Foreman se lesiona entrenando y esto obliga a los boxeadores y demás miembros de la organización a permanecer en Zaire hasta su recuperación para cumplir con la pelea pactada. Ali recibe la noticia y con su habitual sentido del humor e insigne verborragia comienza a disparar palabras a modo de puñetazos para todos lados. No hay que obviar que la situación de Ali no era la ideal, iba a enfrentarse a un oponente duro, difícil, que venía de salir vencedor en sus últimas cuarenta peleas, mientras que él había permanecido inactivo durante los años previos debido a su negativa para combatir en Vietnam. Su bravuconería era la expresión más catártica de su miedo. Ali boom ba yay, Ali boom ba yay corean los zaireños una y otra vez hasta que sus voces adoptan la forma de una masa enérgica e indivisible.
Desde el sillón y completamente hechizada, lo miraba caminar fuera de sí de una punta a la otra de la habitación de hotel, con los ojos desorbitados, lanzando frase tras frase con una intensidad religiosa, mística y al mismo tiempo salvaje, indómita. Esa mole negra de casi dos metros, hermosa y desesperada, empezaba a exorcizar esa impotencia física mediante la palabra vehiculizada por un cuerpo que da y recibe golpes como prolongación de la verdadera batalla que se libra en su cabeza. Lo miro y pienso que la cabeza de Ali también debió ser un infierno. Probablemente el boxeo haya sido su manera de materializar cargas mayores.

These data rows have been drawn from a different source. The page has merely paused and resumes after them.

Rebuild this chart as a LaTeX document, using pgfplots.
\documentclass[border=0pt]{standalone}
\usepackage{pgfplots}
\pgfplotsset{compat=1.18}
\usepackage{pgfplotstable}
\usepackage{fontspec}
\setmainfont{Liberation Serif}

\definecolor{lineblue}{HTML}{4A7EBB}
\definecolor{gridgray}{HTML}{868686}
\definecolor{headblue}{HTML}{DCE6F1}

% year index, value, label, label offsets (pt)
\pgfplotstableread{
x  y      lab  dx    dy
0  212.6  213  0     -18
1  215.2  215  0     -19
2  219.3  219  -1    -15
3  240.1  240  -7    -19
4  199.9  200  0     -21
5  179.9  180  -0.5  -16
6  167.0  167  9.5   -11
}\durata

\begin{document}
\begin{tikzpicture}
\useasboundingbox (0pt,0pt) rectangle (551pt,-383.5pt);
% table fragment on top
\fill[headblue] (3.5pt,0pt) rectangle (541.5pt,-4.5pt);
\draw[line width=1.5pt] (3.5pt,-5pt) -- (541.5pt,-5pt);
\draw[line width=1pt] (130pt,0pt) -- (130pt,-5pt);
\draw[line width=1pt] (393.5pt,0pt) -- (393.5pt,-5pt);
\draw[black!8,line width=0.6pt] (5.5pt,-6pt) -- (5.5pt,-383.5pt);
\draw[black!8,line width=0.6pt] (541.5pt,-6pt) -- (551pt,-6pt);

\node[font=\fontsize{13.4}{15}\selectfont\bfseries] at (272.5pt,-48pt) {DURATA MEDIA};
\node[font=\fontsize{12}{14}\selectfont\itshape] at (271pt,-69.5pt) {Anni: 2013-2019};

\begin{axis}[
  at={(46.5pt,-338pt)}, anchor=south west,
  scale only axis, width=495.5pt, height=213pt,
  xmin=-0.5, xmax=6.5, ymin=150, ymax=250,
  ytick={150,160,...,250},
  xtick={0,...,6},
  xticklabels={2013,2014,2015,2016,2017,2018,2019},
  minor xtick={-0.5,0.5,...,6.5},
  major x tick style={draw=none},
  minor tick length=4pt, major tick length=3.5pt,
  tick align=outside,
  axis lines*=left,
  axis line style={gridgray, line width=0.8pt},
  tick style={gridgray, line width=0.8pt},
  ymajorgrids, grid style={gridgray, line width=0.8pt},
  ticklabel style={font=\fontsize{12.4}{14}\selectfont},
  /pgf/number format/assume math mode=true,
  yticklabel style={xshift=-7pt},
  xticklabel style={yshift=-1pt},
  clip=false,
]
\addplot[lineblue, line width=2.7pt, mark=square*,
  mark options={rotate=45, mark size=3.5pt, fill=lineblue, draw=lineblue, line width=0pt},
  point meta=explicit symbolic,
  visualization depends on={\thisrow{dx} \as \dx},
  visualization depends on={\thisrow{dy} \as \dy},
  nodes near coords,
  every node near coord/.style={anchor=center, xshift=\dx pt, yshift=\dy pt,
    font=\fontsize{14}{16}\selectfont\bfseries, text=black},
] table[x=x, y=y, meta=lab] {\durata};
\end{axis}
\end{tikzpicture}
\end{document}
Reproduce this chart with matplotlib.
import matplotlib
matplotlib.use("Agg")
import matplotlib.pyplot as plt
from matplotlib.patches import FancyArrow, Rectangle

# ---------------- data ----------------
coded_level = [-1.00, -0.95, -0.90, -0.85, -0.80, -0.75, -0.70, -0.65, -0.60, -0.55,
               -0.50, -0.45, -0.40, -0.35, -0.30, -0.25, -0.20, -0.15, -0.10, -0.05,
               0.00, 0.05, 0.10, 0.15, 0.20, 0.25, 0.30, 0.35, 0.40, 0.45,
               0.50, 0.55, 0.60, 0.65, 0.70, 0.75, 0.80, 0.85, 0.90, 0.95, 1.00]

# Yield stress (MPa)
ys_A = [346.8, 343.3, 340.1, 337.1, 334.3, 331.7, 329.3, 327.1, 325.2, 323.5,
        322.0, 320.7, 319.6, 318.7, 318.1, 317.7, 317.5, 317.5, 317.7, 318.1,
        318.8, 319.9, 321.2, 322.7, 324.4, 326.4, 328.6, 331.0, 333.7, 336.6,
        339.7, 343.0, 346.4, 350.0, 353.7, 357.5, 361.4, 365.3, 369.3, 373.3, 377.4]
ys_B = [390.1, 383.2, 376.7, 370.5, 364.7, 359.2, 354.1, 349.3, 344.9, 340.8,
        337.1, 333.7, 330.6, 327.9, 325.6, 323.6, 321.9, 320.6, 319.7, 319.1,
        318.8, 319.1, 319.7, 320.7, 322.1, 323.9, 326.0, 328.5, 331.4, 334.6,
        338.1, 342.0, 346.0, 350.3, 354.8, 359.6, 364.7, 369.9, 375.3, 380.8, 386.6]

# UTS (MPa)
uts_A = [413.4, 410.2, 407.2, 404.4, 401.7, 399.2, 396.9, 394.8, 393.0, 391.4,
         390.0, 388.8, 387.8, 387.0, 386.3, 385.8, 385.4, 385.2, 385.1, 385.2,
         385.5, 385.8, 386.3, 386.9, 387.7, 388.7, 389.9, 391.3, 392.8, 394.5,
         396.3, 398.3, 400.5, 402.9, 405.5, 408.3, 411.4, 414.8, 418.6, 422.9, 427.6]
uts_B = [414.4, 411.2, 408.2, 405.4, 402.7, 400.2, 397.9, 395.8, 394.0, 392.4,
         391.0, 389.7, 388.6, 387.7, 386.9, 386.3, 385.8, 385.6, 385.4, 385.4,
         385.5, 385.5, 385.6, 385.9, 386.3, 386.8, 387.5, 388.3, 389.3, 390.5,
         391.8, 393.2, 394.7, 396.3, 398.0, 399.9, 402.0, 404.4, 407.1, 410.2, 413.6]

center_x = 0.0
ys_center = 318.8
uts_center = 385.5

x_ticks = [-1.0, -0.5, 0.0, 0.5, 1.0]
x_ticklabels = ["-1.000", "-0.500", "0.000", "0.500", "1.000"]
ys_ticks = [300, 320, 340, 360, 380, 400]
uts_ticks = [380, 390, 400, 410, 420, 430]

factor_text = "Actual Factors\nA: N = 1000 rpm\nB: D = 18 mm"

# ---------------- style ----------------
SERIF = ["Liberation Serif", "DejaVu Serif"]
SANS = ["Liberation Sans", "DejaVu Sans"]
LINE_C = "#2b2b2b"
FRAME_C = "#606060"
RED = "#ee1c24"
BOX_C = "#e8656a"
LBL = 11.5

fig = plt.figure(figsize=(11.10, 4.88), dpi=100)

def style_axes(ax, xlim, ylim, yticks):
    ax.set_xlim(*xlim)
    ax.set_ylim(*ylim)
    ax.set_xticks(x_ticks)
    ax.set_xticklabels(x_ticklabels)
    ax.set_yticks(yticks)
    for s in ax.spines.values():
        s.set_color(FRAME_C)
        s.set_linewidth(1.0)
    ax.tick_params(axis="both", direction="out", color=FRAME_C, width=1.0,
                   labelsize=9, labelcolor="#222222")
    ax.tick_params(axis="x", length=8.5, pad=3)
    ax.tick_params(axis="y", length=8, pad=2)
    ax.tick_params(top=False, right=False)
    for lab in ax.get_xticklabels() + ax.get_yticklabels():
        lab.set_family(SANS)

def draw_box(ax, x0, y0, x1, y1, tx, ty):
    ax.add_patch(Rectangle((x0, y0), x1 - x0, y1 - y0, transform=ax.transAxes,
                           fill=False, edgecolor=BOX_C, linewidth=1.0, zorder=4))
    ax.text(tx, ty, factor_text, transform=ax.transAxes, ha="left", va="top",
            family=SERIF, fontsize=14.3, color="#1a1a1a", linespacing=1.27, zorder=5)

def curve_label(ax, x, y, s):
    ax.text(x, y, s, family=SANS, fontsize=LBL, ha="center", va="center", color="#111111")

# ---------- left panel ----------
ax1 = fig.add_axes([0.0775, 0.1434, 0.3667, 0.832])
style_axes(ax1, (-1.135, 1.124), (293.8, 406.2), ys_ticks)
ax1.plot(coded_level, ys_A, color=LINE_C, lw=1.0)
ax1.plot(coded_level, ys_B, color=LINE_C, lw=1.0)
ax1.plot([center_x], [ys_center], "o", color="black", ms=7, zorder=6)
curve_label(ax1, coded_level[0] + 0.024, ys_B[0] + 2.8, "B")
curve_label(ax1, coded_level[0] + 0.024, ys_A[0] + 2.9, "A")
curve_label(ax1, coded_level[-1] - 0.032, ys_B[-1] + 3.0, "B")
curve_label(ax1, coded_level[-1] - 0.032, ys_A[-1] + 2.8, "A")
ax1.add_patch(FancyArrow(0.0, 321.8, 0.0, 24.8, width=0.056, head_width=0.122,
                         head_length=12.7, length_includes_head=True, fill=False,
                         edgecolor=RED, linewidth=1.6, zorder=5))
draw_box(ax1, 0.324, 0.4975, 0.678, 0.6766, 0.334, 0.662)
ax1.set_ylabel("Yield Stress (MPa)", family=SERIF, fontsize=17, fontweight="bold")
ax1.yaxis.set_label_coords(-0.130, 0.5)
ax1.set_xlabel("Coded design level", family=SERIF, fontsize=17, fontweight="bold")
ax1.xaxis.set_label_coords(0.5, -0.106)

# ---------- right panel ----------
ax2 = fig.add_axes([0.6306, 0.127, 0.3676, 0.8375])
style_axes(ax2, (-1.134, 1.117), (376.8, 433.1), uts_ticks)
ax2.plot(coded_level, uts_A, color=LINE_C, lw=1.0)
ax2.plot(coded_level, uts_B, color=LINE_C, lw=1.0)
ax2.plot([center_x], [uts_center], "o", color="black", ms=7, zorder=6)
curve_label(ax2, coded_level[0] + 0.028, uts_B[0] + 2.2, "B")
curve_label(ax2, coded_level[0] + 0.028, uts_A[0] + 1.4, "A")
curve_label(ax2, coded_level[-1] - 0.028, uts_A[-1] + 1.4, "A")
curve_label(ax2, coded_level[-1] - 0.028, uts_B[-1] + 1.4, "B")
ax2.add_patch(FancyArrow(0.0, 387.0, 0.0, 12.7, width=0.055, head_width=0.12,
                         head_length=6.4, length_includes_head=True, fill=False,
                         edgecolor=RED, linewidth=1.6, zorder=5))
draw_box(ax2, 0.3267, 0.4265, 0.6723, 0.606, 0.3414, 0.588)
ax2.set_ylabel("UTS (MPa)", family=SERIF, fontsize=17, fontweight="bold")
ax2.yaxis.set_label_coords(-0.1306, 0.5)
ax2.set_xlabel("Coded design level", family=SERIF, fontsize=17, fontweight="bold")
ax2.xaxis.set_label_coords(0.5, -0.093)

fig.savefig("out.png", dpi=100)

Ocho rounds le llevaron derrotar a Foreman, a fuerza de cansancio. Ocho rounds poniendo una y otra mejilla. Pero Ali decidió apoderarse de su cuerpo, de su espacio, alimentarse de la masa enérgica. Sólo necesitó un golpe para derribar a su oponente. Un golpe para noquearlo y una enorme integridad para no rematarlo mientras estaba caído, aunque el impulso haya surgido. Pero no, yo no quiero ser Ali. Quiero ensayar mi propia posición de guardia para plantarme frente a todo, como el nene zaireño que, perdido en un plano breve a mitad de la película, con tan sólo la mirada puede derribarlo todo.